Король рифмы и мастер каламбура

Область рифм - моя стихия,   
И легко пишу стихи я...
М и н а е в

В  литературно-артистических кругах его знали как автора колких эпиграмм на вся и все; человека, способного написать, без помарок, сатиру в несколько десятков строк. Он был признанным  «королем рифмы» и «настоящим мастером каламбура». Его пародии, экспромты, эпиграммы облетели всю Россию и повторялись, переходя из уст в уста.

Публиковался  он под псевдонимами «Абиссинский маэстро»,  «Обличительный поэт», «Темный человек»,  «Отставной майор Михаил Бурбонов» и  постоянно менял их. «Словарь псевдонимов» Карцева и Мазаева насчитывает их более 29.
Но кто же скрывался за этими псевдонимами?
Настоящее имя поэт-сатирика  — Дмитрий Дмитриевич  Минаев, один из поэтических переводчиков «Божественной комедии» Данте Алигьери.

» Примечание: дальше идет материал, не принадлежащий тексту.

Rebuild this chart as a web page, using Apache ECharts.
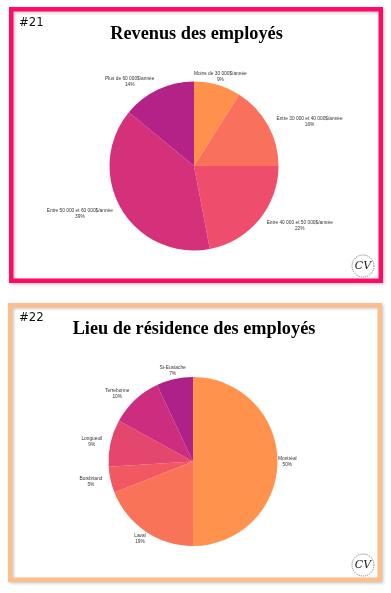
<!DOCTYPE html>
<html>
<head>
<meta charset="utf-8">
<script src="https://cdn.jsdelivr.net/npm/echarts@6/dist/echarts.min.js"></script>
<style>
html,body{margin:0;padding:0;background:#fff;}
#chart{width:391px;height:593px;}
</style>
</head>
<body>
<div id="chart"></div>
<script>
// ---- Data ----
const incomeTitle = 'Revenus des employés';
const incomeCategories = [
  'Moins de 30 000$/année',
  'Entre 30 000 et 40 000$/année',
  'Entre 40 000 et 50 000$/année',
  'Entre 50 000 et 60 000$/année',
  'Plus de 60 000$/année'
];
const incomeValues = [9, 16, 22, 39, 14];

const residenceTitle = 'Lieu de résidence des employés';
const residenceCategories = ['Montréal', 'Laval', 'Boisbriand', 'Longueuil', 'Terrebonne', 'St-Eustache'];
const residenceValues = [50, 19, 5, 9, 10, 7];

// ---- Styles ----
const incomeColors = ['#FF914D', '#F9715D', '#EE4E6B', '#D5317A', '#B42288'];
const residenceColors = ['#FF924C', '#F97359', '#F25862', '#E4466D', '#CC2D7E', '#AD2189'];
const incomeLabelShift = [-26, 1, 1, 1, 0];
const residenceLabelShift = [-8, -5, 0, 0, 0, -13];

function buildPie(names, values, colors, shifts, center) {
  return {
    type: 'pie',
    center: center,
    radius: 84.5,
    startAngle: 90,
    clockwise: true,
    z: 10,
    silent: true,
    animation: false,
    avoidLabelOverlap: false,
    itemStyle: { borderWidth: 0 },
    label: {
      show: true,
      position: 'outside',
      distanceToLabelLine: 0,
      formatter: '{n|{b}}\n{p|{c}%}',
      color: '#333',
      fontFamily: 'Liberation Sans, Arial, sans-serif',
      fontSize: 4.8,
      rich: {
        n: { fontSize: 4.8, lineHeight: 6, align: 'center', color: '#333', fontFamily: 'Liberation Sans, Arial, sans-serif' },
        p: { fontSize: 4.8, lineHeight: 6, align: 'center', color: '#333', fontFamily: 'Liberation Sans, Arial, sans-serif' }
      }
    },
    labelLine: { show: false, length: 8.5, length2: 0 },
    emphasis: { disabled: true },
    data: names.map((n, i) => ({
      name: n,
      value: values[i],
      itemStyle: { color: colors[i] },
      labelLine: { show: false, length: 8.5, length2: shifts[i] }
    }))
  };
}

function panel(x, y, w, h, color) {
  const lw = 4.5;
  return {
    type: 'rect',
    z: 0,
    shape: { x: x + lw / 2, y: y + lw / 2, width: w - lw, height: h - lw },
    style: {
      fill: '#fff', stroke: color, lineWidth: lw,
      shadowColor: 'rgba(0,0,0,0.2)', shadowBlur: 3, shadowOffsetX: 1.5, shadowOffsetY: 1.5
    }
  };
}

function logo(cx, cy) {
  return [
    { type: 'circle', z: 5, shape: { cx: cx, cy: cy, r: 11 },
      style: { fill: '#fff', stroke: '#555', lineWidth: 0.8, lineDash: [1, 1] } },
    { type: 'text', z: 6, x: cx, y: cy,
      style: { text: 'CV', fill: '#222', font: 'italic 11px "DejaVu Serif", serif', align: 'center', verticalAlign: 'middle' } }
  ];
}

const chart = echarts.init(document.getElementById('chart'), null, { renderer: 'canvas' });
chart.setOption({
  backgroundColor: '#fff',
  animation: false,
  graphic: [
    panel(9, 7, 374, 276, '#FF0A66'),
    panel(8, 303, 374, 279, '#FBBF8B'),
    { type: 'text', z: 5, x: 19, y: 23,
      style: { text: '#21', fill: '#111', font: '13px "Liberation Sans Narrow", "DejaVu Sans Condensed", sans-serif', verticalAlign: 'middle' } },
    { type: 'text', z: 5, x: 19, y: 318,
      style: { text: '#22', fill: '#111', font: '13px "Liberation Sans Narrow", "DejaVu Sans Condensed", sans-serif', verticalAlign: 'middle' } },
    { type: 'text', z: 5, x: 196.5, y: 34,
      style: { text: incomeTitle, fill: '#000', font: '900 18.3px "Liberation Serif", "Times New Roman", serif', align: 'center', verticalAlign: 'middle' } },
    { type: 'text', z: 5, x: 194, y: 329,
      style: { text: residenceTitle, fill: '#000', font: '900 18.3px "Liberation Serif", "Times New Roman", serif', align: 'center', verticalAlign: 'middle' } },
    ...logo(363, 266),
    ...logo(363, 565)
  ],
  series: [
    buildPie(incomeCategories, incomeValues, incomeColors, incomeLabelShift, [194, 166]),
    buildPie(residenceCategories, residenceValues, residenceColors, residenceLabelShift, [193, 461.5])
  ]
});
</script>
</body>
</html>
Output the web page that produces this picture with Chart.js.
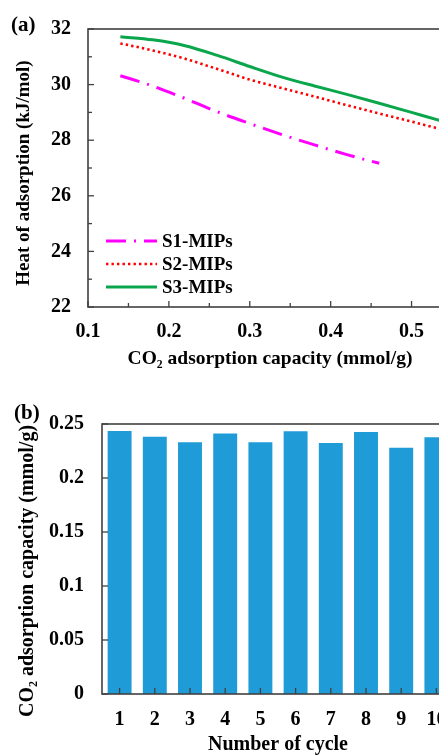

Минаев  талантливо спародировал поэму Пушкина «Евгений Онегин».

«Я классический роман
Подверг цинической проверке,
Перекроил по новой мерке
И перешил на новый лад».

Указывал сам автор.

В 1865 году  Минаев опубликовал  в журнале  «Будильник»  первую версию романа в стихах  «Евгений Онегин нашего времени», с подзаголовком:  «Сокращенный и исправленный по статьям новейших лжереалистов Темным человеком». Под лжереалистами подразумевались публицист, литературный критик Д. И. Писарев и классик русской литературы XIX века И. С. Тургенев. «Онегин» в исполнении Минаева был в то время не менее популярен, чем подлинник Пушкина.

Первоначально композиция произведения включала пять глав. В 1877 году было опубликовано третье исправленное издание, с прибавлением новой главы и эпилога.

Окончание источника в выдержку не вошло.